After spending the night clamped into a vise, I squared all the sides and then transferred the measurements on the bulkhead to the laminated plastic and started cutting (double-sided tape applied to a welding mask shield enable me to cut just the plastic and not my precious, if scarred, fingertips):

The starting crank was made from various scrap bits of styrene (because who throws anything out?!) and then drilled the depression for the Mystery Part using a 3/16″ (4.76mm) bit, then checked it all for fit and alignment:

My first attempt to make the Mystery Part was to use 3/16″ (4.76mm) styrene tube, fill it with Apoxie Sculpt epoxy putty, and then I would turn the end down on the lathe once the putty cured (an overnight process):

Almost a nice idea but the putty didn’t adhere to the inside of the styrene tube.
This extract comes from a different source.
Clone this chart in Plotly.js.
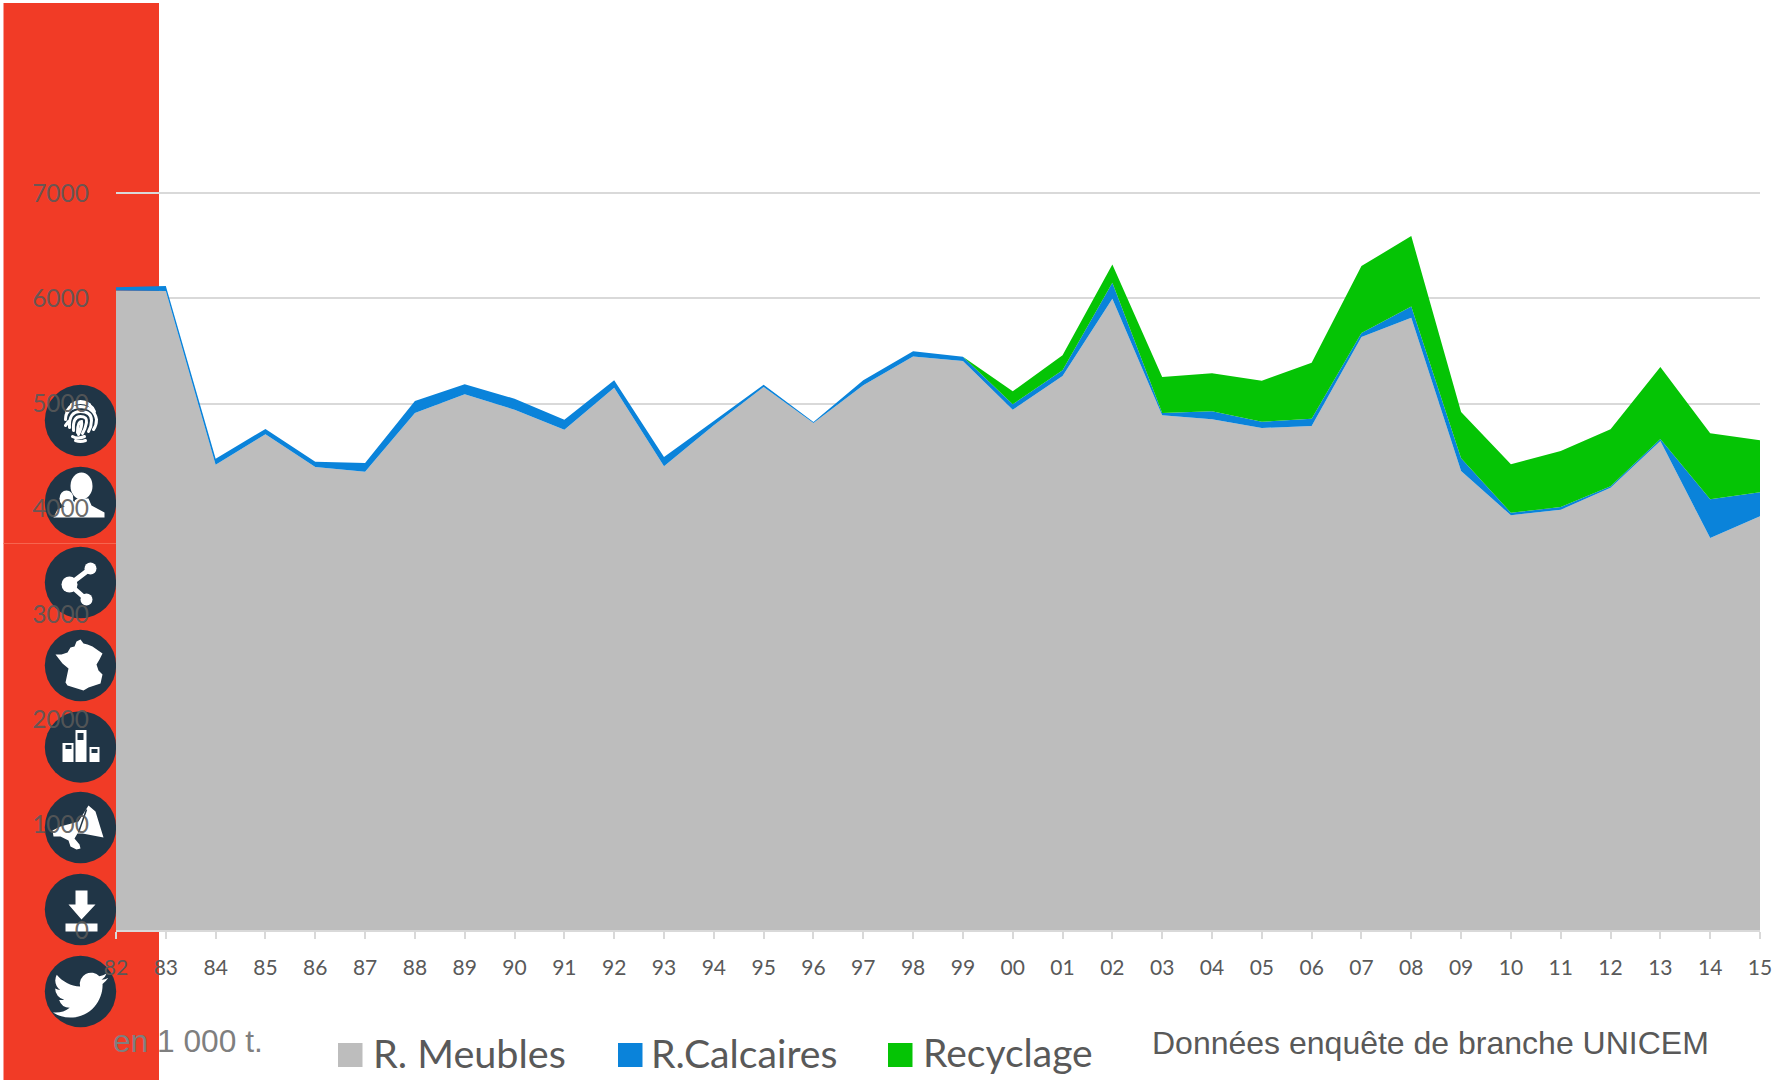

The next attempt used clear acrylic rod in the lathe and that worked well enough:

Test fitting it does what I wanted it to do (and here’s hoping what I wanted it to do was correct) so I superglued it into place:

Dry-fitting again showed me that it’s what I wanted (with the same caveat as before):

Since I’m waiting for parts to come from Australia, and I don’t expect them to arrive quickly, I started working on other things. That started with the gun assembly, assembling parts and adding putty where needed:

While the putty cured, I started assembling the turret:

There were some small gaps between the panels that were puttied, then I test fit the top and realized that I’ll be adding more putty when that gets added later after painting the interior:

I wanted to assemble the muffler next. Before I did that, I decided to thin the exhaust tip to something a little more scale:

I assembled most of the upper hull. The open slot in front of the rectangular part sticking up wasn’t assembled because another part that goes there is supplied on the PE fret that’s coming from the other side of the planet. I want to see which one looks better before committing to it:

This is where liking something sort of slopped over onto something it should not have. I liked how the exhaust tip turned out so much that I decided that I would treat the bore of the cannon the same…without checking references before I did so:

Sure…it looks good. But once I finally checked references, that good look is also wrong. It’s a thick-barreled cannon. ::sighs:: Okay, so I filled it with styrene rod:

Then I drilled the bore back to where I should have left it. Well, almost, anyway. Sodding thing was off center. Filled the hole, glued more rod, and it was off center in the other direction. Of course the THIRD attempt was off in another direction and the small, frail, piece of plastic that should have been left alone to begin with told me that it was no longer interested in playing my stupid game. Fine. So I cut it off and made a new one on the lathe from acrylic rod:

At this point the gun barrel looks better than it has since before I “improved” it:

Belaboring the point, the FT-17 was a very small tank. It was so small that to traverse the turret, there were two leather handles the commander/gunner grabbed and then he pushed with his feet to rotate the turret. Instead of fins, there should be leather straps instead. I carved away what had been molded on and replaced both of them (one on each side of the turret) with lead foil (it’s the yellow part left of upper center in the photo):

I added the “mushroom cap” hatch to the turret top and removed molded-on location marks on the inside faces of the turret’s doors to add more lead foil “straps” later:

I mixed a batch of my home-brewed “gunmetal” paint (5 parts Tamiya X-18 Semi Gloss Black and 4 parts Tamiya XF-20 Medium Gray) and painted the gun and all the suspension wheels:

It’s likely I’ll probably diddle around some more while I’m waiting for the PE parts to arrive, but essentially, the build is on hold until they arrive.